2026-09-02 –, Dahlia2
Reproducibility in geospatial science is hindered by opaque data, proprietary software, and complex machine learning workflows. This talk highlights challenges in deep learning reproducibility and presents practical strategies, tools, and documentation practices to create transparent, repeatable experiments using open‑source technologies.
Computational reproducibility is the ability to obtain consistent results from the original work using the same input data and methods, and to conduct them by different researchers. To conduct the experiments, the input data and methods must be transparent. However, transparency and reproducibility remain a challenge across several research domains, including geoscience, hindering trust in findings.

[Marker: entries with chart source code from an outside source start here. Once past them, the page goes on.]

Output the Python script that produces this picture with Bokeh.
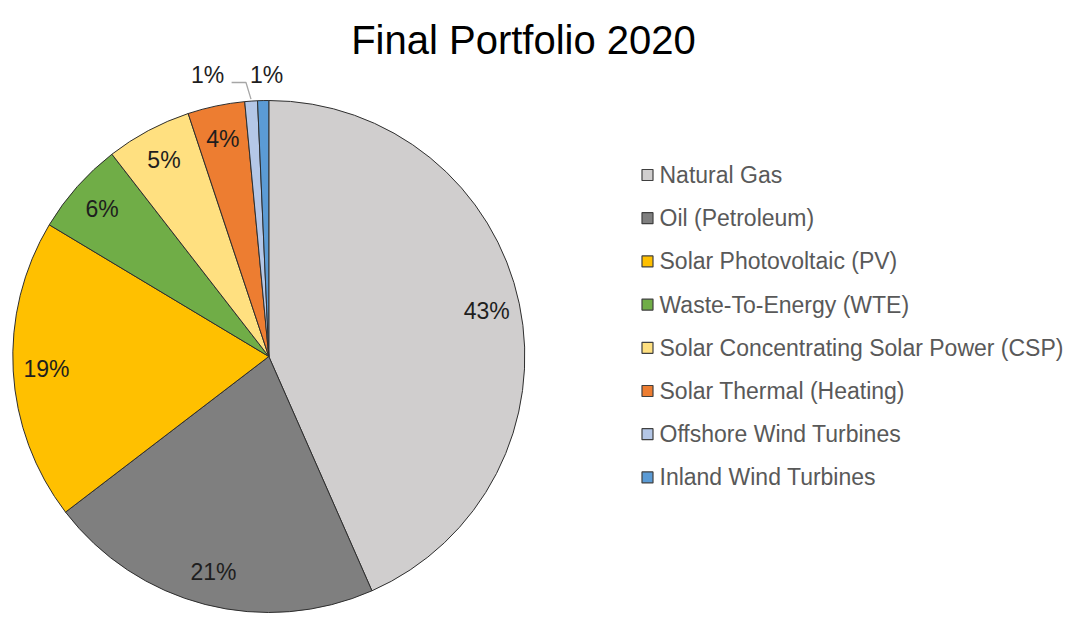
import math
from bokeh.plotting import figure
from bokeh.models import Range1d, ColumnDataSource
from bokeh.embed import file_html
from bokeh.resources import INLINE
from bokeh.core.properties import value

# ---- data ----
title_text = "Final Portfolio 2020"
categories = [
    "Natural Gas",
    "Oil (Petroleum)",
    "Solar Photovoltaic (PV)",
    "Waste-To-Energy (WTE)",
    "Solar Concentrating Solar Power (CSP)",
    "Solar Thermal (Heating)",
    "Offshore Wind Turbines",
    "Inland Wind Turbines",
]
shares = [43.4, 21.2, 19.0, 5.9, 5.4, 3.6, 0.8, 0.7]
colors = ["#D0CECE", "#7F7F7F", "#FFC000", "#70AD47",
          "#FFE080", "#ED7D31", "#B4C7E7", "#5B9BD5"]

# ---- layout (screen pixel coordinates; data y = PAGE_H - screen y) ----
W, H = 1070, 613
PAGE_H = 629
X0 = 0
Y0 = 0
FONT = "Liberation Sans"


def Y(screen_y):
    return PAGE_H - screen_y


R = 256.0
CX, CY = 268.3, Y(356.0)
INSIDE_F = 0.87

p = figure(width=W, height=H, output_backend="svg", toolbar_location=None,
           x_range=Range1d(X0, X0 + W), y_range=Range1d(PAGE_H - Y0 - H, PAGE_H - Y0),
           min_border=0)
p.axis.visible = False
p.grid.visible = False
p.outline_line_color = None
p.background_fill_color = "white"
p.border_fill_color = "white"

total = sum(shares)
starts, ends, mids = [], [], []
cum = 0.0
for s in shares:
    a = cum / total
    cum += s
    b = cum / total
    starts.append(math.pi / 2 - 2 * math.pi * a)
    ends.append(math.pi / 2 - 2 * math.pi * b)
    mids.append((a + b) / 2)

src = ColumnDataSource(dict(start=starts, end=ends, color=colors, cat=categories))
p.wedge(x=CX, y=CY, radius=R, start_angle="start", end_angle="end",
        direction="clock", fill_color="color", line_color="#2E2E2E",
        line_width=1, source=src)

# ---- data labels ----
labels = [f"{round(s / total * 100)}%" for s in shares]
in_x, in_y, in_t = [], [], []
small = []
for i, m in enumerate(mids):
    th = 2 * math.pi * m
    if shares[i] / total >= 0.02:
        in_x.append(CX + R * INSIDE_F * math.sin(th))
        in_y.append(CY + R * INSIDE_F * math.cos(th))
        in_t.append(labels[i])
    else:
        small.append(i)

p.text(x=in_x, y=in_y, text=in_t, text_font=value(FONT), text_font_size="23px",
       text_color="#1E1E1E", text_align="center", text_baseline="middle")

# outside labels for the tiny slices, laid out leftwards from the last one
OUT_Y = CY + R + 26
last = small[-1]
th_last = 2 * math.pi * mids[last]
anchor_x = CX + (R + 26) * math.sin(th_last) + 4
SPACING = 59
out_x, out_y, out_t = [], [], []
for k, i in enumerate(small):
    lx = anchor_x - SPACING * (len(small) - 1 - k)
    out_x.append(lx)
    out_y.append(OUT_Y)
    out_t.append(labels[i])
    if i != last:
        th = 2 * math.pi * mids[i]
        ex = CX + (R + 2) * math.sin(th)
        ey = CY + (R + 2) * math.cos(th)
        elbow_x = ex - 5
        elbow_y = OUT_Y - 8
        p.line(x=[lx + 24, elbow_x, ex], y=[elbow_y, elbow_y, ey],
               line_color="#A6A6A6", line_width=1.3)
p.text(x=out_x, y=out_y, text=out_t, text_font=value(FONT), text_font_size="23px",
       text_color="#1E1E1E", text_align="center", text_baseline="middle")

# ---- title ----
p.text(x=[523], y=[Y(39.5)], text=[title_text], text_font=value(FONT),
       text_font_size="40px", text_color="#000000", text_align="center",
       text_baseline="alphabetic")

# ---- legend ----
LEG_X, LEG_Y0, LEG_DY, SQ = 647, 174.5, 43.2, 12
ly = [Y(LEG_Y0 + LEG_DY * i) for i in range(len(categories))]
lsrc = ColumnDataSource(dict(x=[LEG_X] * len(categories), y=ly, color=colors,
                             tx=[LEG_X + 12] * len(categories), cat=categories))
p.rect(x="x", y="y", width=SQ - 1, height=SQ - 1, fill_color="color",
       line_color="#404040", line_width=1.2, source=lsrc)
p.text(x="tx", y="y", text="cat", text_font=value(FONT), text_font_size="23px",
       text_color="#595959", text_align="left", text_baseline="middle", source=lsrc)

open("out.html", "w").write(file_html(p, INLINE))
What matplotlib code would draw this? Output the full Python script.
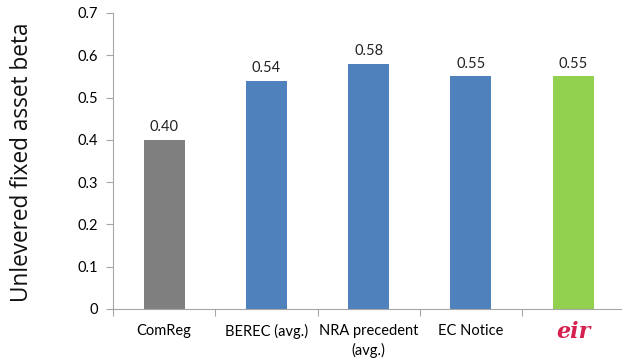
import matplotlib
matplotlib.use("Agg")
import matplotlib.pyplot as plt

categories = ["ComReg", "BEREC (avg.)", "NRA precedent\n(avg.)", "EC Notice", "eir"]
betas = [0.40, 0.54, 0.58, 0.55, 0.55]
bar_colors = ["#7f7f7f", "#4f81bd", "#4f81bd", "#4f81bd", "#92d050"]
yticks = [0, 0.1, 0.2, 0.3, 0.4, 0.5, 0.6, 0.7]

plt.rcParams["font.family"] = ["Lato", "DejaVu Sans"]

fig = plt.figure(figsize=(6.22, 3.63), dpi=100)
ax = fig.add_axes([0.1817, 0.1488, 0.822, 0.8154])

x = list(range(len(categories)))
ax.bar(x, betas, width=0.4, color=bar_colors, zorder=2)
for xi, v in zip(x, betas):
    ax.text(xi, v + 0.014, f"{v:.2f}", ha="center", va="bottom", fontsize=10.5, color="#222222")

ax.set_xlim(-0.5, 4.5)
ax.set_ylim(0, 0.7)
ax.set_yticks(yticks)
ax.set_yticklabels(["0" if t == 0 else f"{t:.1f}" for t in yticks], fontsize=10.5)

# category ticks sit at the boundaries between bars
ax.set_xticks([i - 0.5 for i in range(len(categories) + 1)])
ax.set_xticklabels([])
ax.set_xticks(x, minor=True)
ax.set_xticklabels(categories[:-1] + [""], minor=True, fontsize=10.5, linespacing=1.4)
ax.tick_params(axis="x", which="minor", length=0, pad=11)
ax.tick_params(axis="x", which="major", length=5, color="#a6a6a6", direction="out")
ax.tick_params(axis="y", length=5, color="#a6a6a6", direction="out", pad=6)

# brand wordmark for the last category
ax.text(4, -0.055, "eir", transform=ax.transData, ha="center", va="center",
        fontsize=16, fontstyle="italic", fontweight="bold", color="#d4214f",
        family="DejaVu Serif", clip_on=False)

for side in ["top", "right"]:
    ax.spines[side].set_visible(False)
ax.spines["left"].set_color("#a6a6a6")
ax.spines["bottom"].set_color("#a6a6a6")

fig.text(0.036, 0.552, "Unlevered fixed asset beta", rotation=90, ha="center", va="center",
         fontsize=16.3, color="#111111", family="Open Sans")

fig.savefig("out.png", dpi=100)
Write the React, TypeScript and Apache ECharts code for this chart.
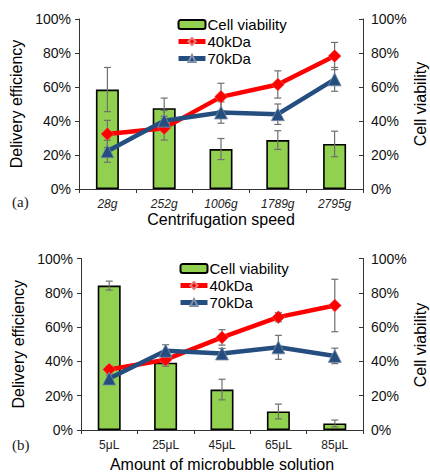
import React, { useEffect, useRef } from "react";
import * as echarts from "echarts";

const speedCats = ["28g", "252g", "1006g", "1789g", "2795g"];
const volumeCats = ["5μL", "25μL", "45μL", "65μL", "85μL"];

// (a) centrifugation speed
const viabilityA = [58.5, 47.5, 23.5, 28.8, 26.5];
const viabilityAErr = [13, 6, 6.2, 5.5, 7.5];
const kda40A = [32.4, 35.8, 54.2, 61.5, 78.2];
const kda40AErr = [8, 7, 8, 8, 8];
const kda70A = [22.2, 40.2, 45, 44, 64.5];
const kda70AErr = [6.5, 6, 6.3, 6, 7];

// (b) amount of microbubble solution
const viabilityB = [84.2, 39.2, 23.6, 10.8, 3.8];
const viabilityBErr = [2.6, 2, 6, 4.3, 2];
const kda40B = [35.3, 41, 54, 65.8, 72.6];
const kda40BErr = [2, 2.5, 4.5, 2.7, 15.3];
const kda70B = [30, 46.2, 44.6, 48.2, 43.2];
const kda70BErr = [2, 3.5, 3, 7, 4.5];

const GREEN = "#92D050";
const RED = "#FF0000";
const BLUE = "#254E80";
const ERR = "#6f6f6f";

function errData(vals: number[], errs: number[]) {
  return vals.map((v, i) => [i, v - errs[i], v + errs[i]]);
}

const errRender = (params: any, api: any) => {
  const x = api.value(0);
  const lo = api.coord([x, api.value(1)]);
  const hi = api.coord([x, api.value(2)]);
  const hw = 3.5;
  const style = { stroke: ERR, lineWidth: 1.2 };
  return {
    type: "group",
    children: [
      { type: "line", shape: { x1: lo[0], y1: lo[1], x2: hi[0], y2: hi[1] }, style },
      { type: "line", shape: { x1: lo[0] - hw, y1: lo[1], x2: lo[0] + hw, y2: lo[1] }, style },
      { type: "line", shape: { x1: hi[0] - hw, y1: hi[1], x2: hi[0] + hw, y2: hi[1] }, style },
    ],
  };
};

const FONT = "Liberation Sans, Arial, sans-serif";

function makeX(cats: string[], grid: number, name: string, italic: boolean, gap: number) {
  return {
    type: "category",
    gridIndex: grid,
    data: cats,
    boundaryGap: true,
    axisLine: { lineStyle: { color: "#333", width: 1 } },
    axisTick: { show: true, inside: false, length: 4, alignWithLabel: false, lineStyle: { color: "#333" } },
    axisLabel: { fontSize: 12, color: "#222", fontStyle: italic ? "italic" : "normal", fontFamily: FONT, margin: 9 },
    name,
    nameLocation: "middle",
    nameGap: gap,
    nameTextStyle: { fontSize: 16, color: "#000", fontFamily: FONT },
  };
}

function makeY(grid: number, right: boolean, name: string) {
  return {
    type: "value",
    gridIndex: grid,
    position: right ? "right" : "left",
    min: 0,
    max: 100,
    interval: 20,
    splitLine: { show: false },
    axisLine: { show: true, lineStyle: { color: "#333", width: 1 } },
    axisTick: { show: true, inside: right, length: 4, lineStyle: { color: "#333" } },
    axisLabel: { fontSize: 14, color: "#111", fontFamily: FONT, formatter: "{value}%", margin: 8 },
    name: right ? "" : name,
    nameLocation: "middle",
    nameGap: 53,
    nameRotate: 90,
    nameTextStyle: { fontSize: 16, color: "#000", fontFamily: FONT },
  };
}

function seriesFor(
  grid: number,
  viab: number[],
  viabErr: number[],
  k40: number[],
  k40Err: number[],
  k70: number[],
  k70Err: number[]
) {
  const yL = grid * 2;
  const yR = grid * 2 + 1;
  return [
    {
      name: "Cell viability",
      type: "bar",
      xAxisIndex: grid,
      yAxisIndex: yR,
      data: viab,
      barWidth: 23,
      itemStyle: { color: GREEN, borderColor: "#000", borderWidth: 1.6 },
      z: 2,
    },
    {
      type: "custom",
      xAxisIndex: grid,
      yAxisIndex: yR,
      renderItem: errRender,
      data: errData(viab, viabErr),
      encode: { x: 0, y: [1, 2] },
      z: 3,
      silent: true,
    },
    {
      type: "custom",
      xAxisIndex: grid,
      yAxisIndex: yL,
      renderItem: errRender,
      data: errData(k40, k40Err),
      encode: { x: 0, y: [1, 2] },
      z: 4,
      silent: true,
    },
    {
      type: "custom",
      xAxisIndex: grid,
      yAxisIndex: yL,
      renderItem: errRender,
      data: errData(k70, k70Err),
      encode: { x: 0, y: [1, 2] },
      z: 4,
      silent: true,
    },
    {
      name: "40kDa",
      type: "line",
      xAxisIndex: grid,
      yAxisIndex: yL,
      data: k40,
      symbol: "diamond",
      symbolSize: 13,
      lineStyle: { color: RED, width: 4.5 },
      itemStyle: { color: RED, borderColor: "#e08080", borderWidth: 0.5 },
      z: 5,
    },
    {
      name: "70kDa",
      type: "line",
      xAxisIndex: grid,
      yAxisIndex: yL,
      data: k70,
      symbol: "triangle",
      symbolSize: 13,
      lineStyle: { color: BLUE, width: 4.5 },
      itemStyle: { color: BLUE, borderColor: "#7f8fa6", borderWidth: 0.8 },
      z: 6,
    },
  ];
}

function makeLegend(top: number, left: number) {
  return {
    orient: "vertical",
    top,
    left,
    itemWidth: 27,
    itemHeight: 9,
    itemGap: 2,
    data: ["Cell viability", "40kDa", "70kDa"],
    lineStyle: { width: 5 },
    textStyle: { fontSize: 15, color: "#000", fontFamily: FONT, padding: [0, 0, 0, -3] },
    selectedMode: false,
  };
}

export default function App() {
  const ref = useRef<HTMLDivElement>(null);
  useEffect(() => {
    document.body.style.margin = "0";
    if (!ref.current) return;
    const chart = echarts.init(ref.current, null, { renderer: "svg" });
    const rightTitle = (y: number) => ({
      type: "text",
      x: 420,
      y,
      rotation: Math.PI / 2,
      style: {
        text: "Cell viability",
        fontSize: 16,
        fontFamily: FONT,
        fill: "#000",
        align: "center",
        verticalAlign: "middle",
      },
    });
    chart.setOption({
      animation: false,
      backgroundColor: "#fff",
      grid: [
        { left: 79, top: 19, width: 284, height: 170 },
        { left: 81, top: 258.5, width: 282, height: 172.5 },
      ],
      legend: [makeLegend(12, 171), makeLegend(256, 173)],
      xAxis: [
        makeX(speedCats, 0, "Centrifugation speed", true, 22),
        makeX(volumeCats, 1, "Amount of microbubble solution", false, 26),
      ],
      yAxis: [
        makeY(0, false, "Delivery efficiency"),
        makeY(0, true, "Cell viability"),
        makeY(1, false, "Delivery efficiency"),
        makeY(1, true, "Cell viability"),
      ],
      graphic: [
        rightTitle(104),
        rightTitle(345),
        { type: "text", left: 12, top: 194, style: { text: "(a)", fontSize: 15, fontFamily: "Liberation Serif, Times New Roman, serif", fill: "#222" } },
        { type: "text", left: 12, top: 437, style: { text: "(b)", fontSize: 15, fontFamily: "Liberation Serif, Times New Roman, serif", fill: "#222" } },
      ],
      series: [
        ...seriesFor(0, viabilityA, viabilityAErr, kda40A, kda40AErr, kda70A, kda70AErr),
        ...seriesFor(1, viabilityB, viabilityBErr, kda40B, kda40BErr, kda70B, kda70BErr),
      ],
    });
    return () => chart.dispose();
  }, []);
  return <div ref={ref} style={{ width: 430, height: 473 }} />;
}
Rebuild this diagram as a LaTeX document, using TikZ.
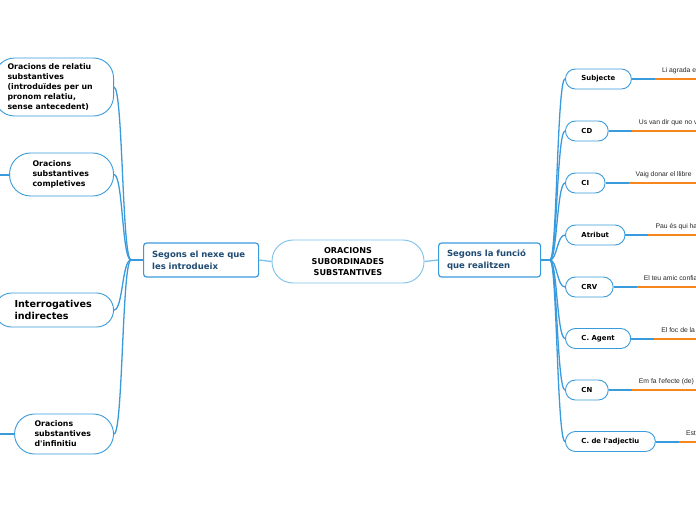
\documentclass[tikz,border=0pt]{standalone}
\usepackage{fontspec}
\setmainfont{DejaVu Sans}
\newfontfamily\examplefont{Liberation Sans}
\usetikzlibrary{positioning, calc}
\definecolor{branchblue}{HTML}{3A9BDC}
\definecolor{rootblue}{HTML}{7DC1EA}
\definecolor{hubtext}{HTML}{1F4B73}
\definecolor{leaforange}{HTML}{F7861E}

\begin{document}
\begin{tikzpicture}[x=1pt, y=-1pt,% styles used in the map
 root/.style = {draw=rootblue, line width=0.9pt, fill=white,
                rounded corners=21pt, minimum width=152pt, minimum height=43pt,
                align=center, font=\fontsize{8.1}{10.8}\selectfont\bfseries},
  hub/.style = {draw=branchblue, line width=1.2pt, fill=white,
                rounded corners=3pt, minimum height=34pt, inner xsep=8.5pt,
                align=left, text=hubtext, anchor=west,
                font=\fontsize{8.5}{12}\selectfont\bfseries},
 kind/.style = {draw=branchblue, line width=0.9pt, fill=white, anchor=east,
                align=left, font=\fontsize{7.8}{10}\selectfont\bfseries},
 role/.style = {draw=branchblue, line width=0.9pt, fill=white,
                rounded corners=10pt, minimum height=20pt, inner xsep=16pt,
                anchor=west, font=\fontsize{6.9}{8}\selectfont\bfseries},
sample/.style = {inner sep=0pt, text depth=0pt, text=black!85,
                font=\examplefont\fontsize{6.8}{8}\selectfont},
 link/.style = {draw=branchblue, line width=1.3pt},
 stub/.style = {draw=branchblue, line width=2pt},
 tail/.style = {draw=leaforange, line width=2pt}
                    ]
	\useasboundingbox (0,0) rectangle (696,520);
	\clip (0,0) rectangle (696,520);

	% centre and the two branches
	\node[root] (root) at (348,261.5) {ORACIONS\\SUBORDINADES\\SUBSTANTIVES};
	\node[hub, text width=98pt] (nexe) at (143,260) {Segons el nexe que\\les introdueix};
	\node[hub, text width=85pt] (funcio) at (438,260) {Segons la funció\\que realitzen};
	\draw[link, draw=rootblue] (nexe.east) -- (root.west);
	\draw[link, draw=rootblue] (root.east) -- (funcio.west);

	% left side: kinds by the nexus
	\node[kind, rounded corners=20pt, minimum height=58pt, inner xsep=13pt, text width=93pt]
		(relatiu) at (114,87) {Oracions de relatiu\\substantives\\(introduïdes per un\\pronom relatiu,\\sense antecedent)};
	\node[kind, rounded corners=21pt, minimum height=43pt, inner xsep=23pt, text width=58pt]
		(completives) at (114,174.5) {Oracions\\substantives\\completives};
	\node[kind, rounded corners=17pt, minimum height=34pt, inner xsep=20pt, text width=79pt,
		font=\fontsize{9.6}{12}\selectfont\bfseries]
		(interrog) at (114,310) {Interrogatives\\indirectes};
	\node[kind, rounded corners=20pt, minimum height=40pt, inner xsep=20pt, text width=59pt]
		(infinitiu) at (114,434) {Oracions\\substantives\\d\textquotesingle infinitiu};

	\coordinate (lhub) at (131,260);
	\draw[link] (nexe.west) -- (lhub);
	\foreach \k in {relatiu,completives,interrog,infinitiu}
		\draw[link] (lhub) .. controls +(-9,0) and +(9,0) .. (\k.east);

	\coordinate (completives-out) at (-10,174.5);
	\coordinate (infinitiu-out) at (-10,434);
	\draw[stub] (completives.west) -- (completives-out);
	\draw[stub] (infinitiu.west) -- (infinitiu-out);

	% right side: syntactic functions with an example each
	\coordinate (rhub) at (550,260);
	\draw[link] (funcio.east) -- (rhub);
	\foreach \rl/\yy/\lbl/\smp in {%
		subj/79/Subjecte/Li agrada e,
		cd/131/CD/Us van dir que no v,
		ci/183/CI/Vaig donar el llibre,
		atrib/235/Atribut/Pau és qui ha,
		crv/287/CRV/El teu amic confia,
		agent/338.5/C. Agent/El foc de la,
		cn/390/CN/Em fa l\textquotesingle efecte (de),
		adj/441.5/C. de l\textquotesingle adjectiu/Est}
	{
		\node[role] (\rl) at (565,\yy) {\lbl};
		\draw[link] (rhub) .. controls +(7,0) and +(-8,0) .. (\rl.west);
		\coordinate[right=23pt of \rl] (\rl-o);
		\draw[stub] (\rl.east) -- (\rl-o);
		\draw[tail] (\rl-o) -- ++(90,0);
		\node[sample, above right=6pt and 7pt of \rl-o] (\rl-ex) {\smp};
	}
\end{tikzpicture}
\end{document}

In the field of geospatial science, numerous algorithms, such as statistical analysis and machine learning, are used to analyse and extract valuable insight from geospatial and remote sensing data. This analysis can be performed by using GIS software or through custom coding. While sharing codes and datasets may appear sufficient for reproducing the research, the researchers may still encounter compatibility issues when executing the code, e.g., incorrect file paths, missing libraries, or computational environment issues. In addition to these technical barriers, factors that hinder the reproducibility are the unavailability of data and code, using proprietary software, and time required to reproduce others’ work. Hence, open-source technologies are crucial for implementing reproducible workflows.
Recently, machine learning, especially DL, has been applied to numerous geoscience studies. However, ensuring reproducibility is more challenging in this context due to their complexity and many components or configurations are involved, which can exhibit non-deterministic behaviour.
Some of the main challenges in machine learning that affect reproducibility are model uncertainty and the training method. In this talk, we discuss how to mitigate these challenges and explore best practices for documenting model architecture and computational environments. We describe our experience using open-source technologies and best practices for reproducibility while developing a deep learning workflow for a case study.
Python
Pytorch
Jupyter Notebook
Presenting author: Rosa Aguilar
Assistant professor at University of Twente, The Netherlands. Formal Education: PhD in Urban Planning – Computer Science background.
Rosa is an Assistant Professor at the University of Twente, where she coordinates the GeoAI module of the UNIGIS Master's programme. She is an active member of the QGIS community and brings a genuine enthusiasm for working with communities in participatory contexts. Her research focuses on developing machine learning models that support evidence-based decisions — and beyond her academic work, she is a dedicated advocate for women in STEM.